Per-expert lower bound optimization, context specialization, and expectation-maximization style updates for variational terms.
Gating weight updates via softmax functions, routing input representations to expert nets:

$a_t = \sum_{i=1}^N \hat{g}_i f_i(h_t), \quad \hat{g}_i = \mathrm{softmax}(g(h_t))[i]$

Curriculum and KL divergence regularization:

$-\beta\,\mathrm{KL}\big(\pi(c)\|\ p(c)\big)$

Iterative expert addition and routing updates, ensuring on-demand scalability.

The model is trained through alternating maximization over per-expert RL objectives and updating gating priors and context distributions.
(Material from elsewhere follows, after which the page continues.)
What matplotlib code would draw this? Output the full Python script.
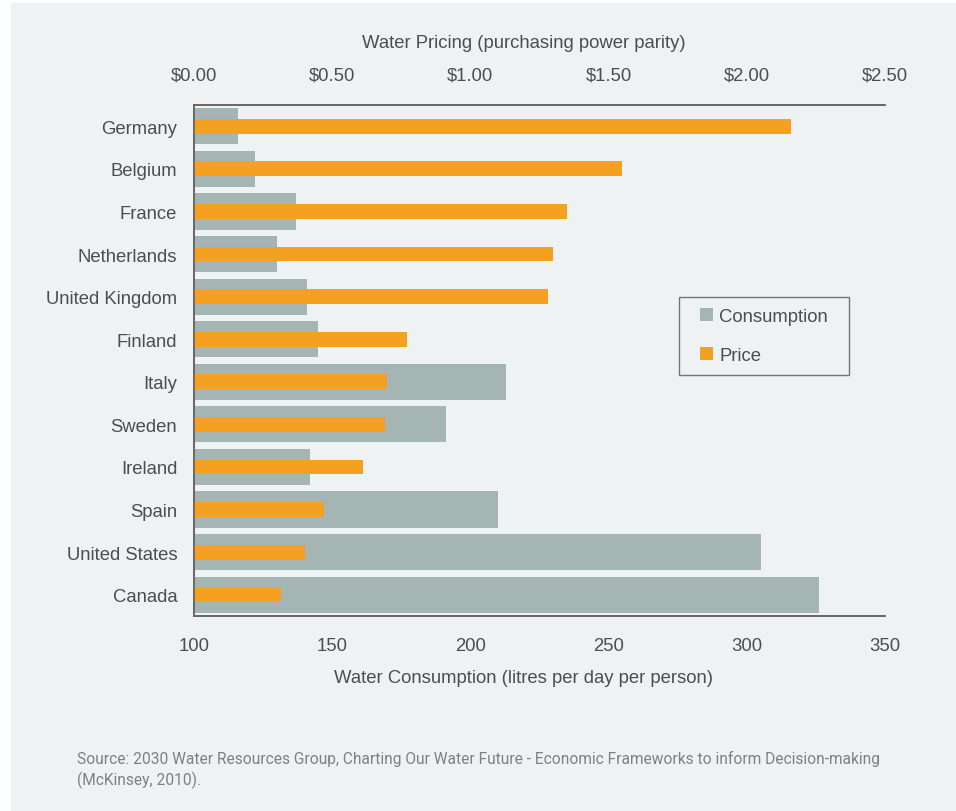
import matplotlib
matplotlib.use("Agg")
import matplotlib.pyplot as plt
from matplotlib.patches import Patch, Rectangle
from matplotlib.legend_handler import HandlerPatch
import numpy as np

# data
countries = ["Germany", "Belgium", "France", "Netherlands", "United Kingdom", "Finland",
             "Italy", "Sweden", "Ireland", "Spain", "United States", "Canada"]
consumption = [116, 122, 137, 130, 141, 145, 213, 191, 142, 210, 305, 326]
price = [2.16, 1.55, 1.35, 1.30, 1.28, 0.77, 0.70, 0.69, 0.61, 0.47, 0.40, 0.315]
cons_ticks = [100, 150, 200, 250, 300, 350]
price_ticks = [0.0, 0.5, 1.0, 1.5, 2.0, 2.5]

BG = "#eef2f3"
GREY = "#a5b5b4"
ORANGE = "#f4a020"
TXT = "#4d4d4d"
FS = 13.3

plt.rcParams["font.family"] = ["Liberation Sans", "DejaVu Sans"]

W, H = 956, 812
fig = plt.figure(figsize=(W / 100, H / 100), dpi=100, facecolor="white")
fig.patches.append(Rectangle((11 / W, 0), 1, 1 - 4 / H, transform=fig.transFigure,
                             facecolor=BG, edgecolor="none", zorder=-10))

ax = fig.add_axes([194 / W, 1 - 617 / H, (885 - 194) / W, (617 - 106) / H])
ax.patch.set_visible(False)
y = np.arange(len(countries))

ax.barh(y, np.array(consumption) - 100, left=100, height=0.85, color=GREY, zorder=1)
ax.set_xlim(100, 350)
ax.set_ylim(len(countries) - 0.5, -0.5)
ax.set_yticks(y)
ax.set_yticklabels(countries)
ax.set_xticks(cons_ticks)
ax.tick_params(axis="both", length=0, labelsize=FS, labelcolor=TXT)
ax.tick_params(axis="x", pad=15)
ax.tick_params(axis="y", pad=12)

ax2 = ax.twiny()
ax2.patch.set_visible(False)
ax2.barh(y, price, height=0.35, color=ORANGE, zorder=2)
ax2.set_xlim(0, 2.5)
ax2.set_xticks(price_ticks)
ax2.set_xticklabels(["${:.2f}".format(v) for v in price_ticks])
ax2.tick_params(axis="x", length=0, labelsize=FS, labelcolor=TXT, pad=15.5)

for a in (ax, ax2):
    for s in ["left", "top", "bottom"]:
        a.spines[s].set_color("#666666")
        a.spines[s].set_linewidth(1.2)
    a.spines["right"].set_visible(False)

fig.text(524 / W, 1 - 43 / H, "Water Pricing (purchasing power parity)",
         ha="center", va="center", fontsize=FS, color=TXT)
fig.text(524 / W, 1 - 679 / H, "Water Consumption (litres per day per person)",
         ha="center", va="center", fontsize=FS, color=TXT)


# square swatch pushed to the right end of a wider handle box (extra left padding)
def square_right(legend, orig_handle, xdescent, ydescent, width, height, fontsize):
    return Rectangle((-xdescent + width - height, -ydescent), height, height)


handles = [Patch(facecolor=GREY, edgecolor="none"), Patch(facecolor=ORANGE, edgecolor="none")]
leg = fig.legend(handles, ["Consumption  ", "Price"], loc="upper left",
                 bbox_to_anchor=(679 / W, 1 - 298 / H), fontsize=FS,
                 frameon=True, fancybox=False, handlelength=1.24, handleheight=0.73,
                 handletextpad=0.34, labelspacing=1.17, borderpad=0.6, borderaxespad=0,
                 handler_map={Patch: HandlerPatch(patch_func=square_right)})
leg.get_frame().set_edgecolor("#555555")
leg.get_frame().set_facecolor(BG)
leg.get_frame().set_linewidth(1.0)
for t in leg.get_texts():
    t.set_color(TXT)

src = ("Source: 2030 Water Resources Group, Charting Our Water Future - Economic Frameworks "
       "to inform Decision-making\n(McKinsey, 2010).")
fig.text(77 / W, 1 - 751 / H, src, ha="left", va="top", fontsize=11.2, color="#808080",
         family=["Roboto", "DejaVu Sans"], linespacing=1.35)

fig.savefig("out.png", dpi=100, facecolor="white")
In extension, additional modules may incorporate performance-driven router networks, auxiliary multi-task heads, or hierarchical segmentation for high-dimensional prediction settings.

7. Implications, Limitations, and Outlook

MoME frameworks offer several advantages over monolithic or flat MoE approaches:

Versatility: Achieves broad and precise context coverage by modular composition.
Precision: Experts trained on local contexts avoid mode averaging and learn more refined policies.
Scalability: Allows dynamic addition of new skills without re-training the entire system.
Interpretability: Facilitates inspection and manipulation of expert behaviors and gating dynamics.

However, practical deployment requires careful tuning of the curriculum mechanisms, reward shaping, expert parameterization, and gating scheme. Computational burden may grow with the number of experts, although inference costs are mitigated by context-sensitive routing. Theoretical challenges remain in optimal context partitioning, guarantees of expert orthogonality, and long-term stability in online adaptation scenarios.

In summary, Multi-Stage Mixture of Movement Experts architectures have demonstrated substantial improvements in robustness, accuracy, and behavioral diversity for challenging movement-based tasks. Ongoing research explores their integration with transfer learning, model-based elements, and real-world interactive systems for further gains in generalization and practical utility (Celik et al., 2021, Mercurius et al., 13 Feb 2024, Huang et al., 11 Mar 2025, Cǎtrunǎ et al., 6 Oct 2025).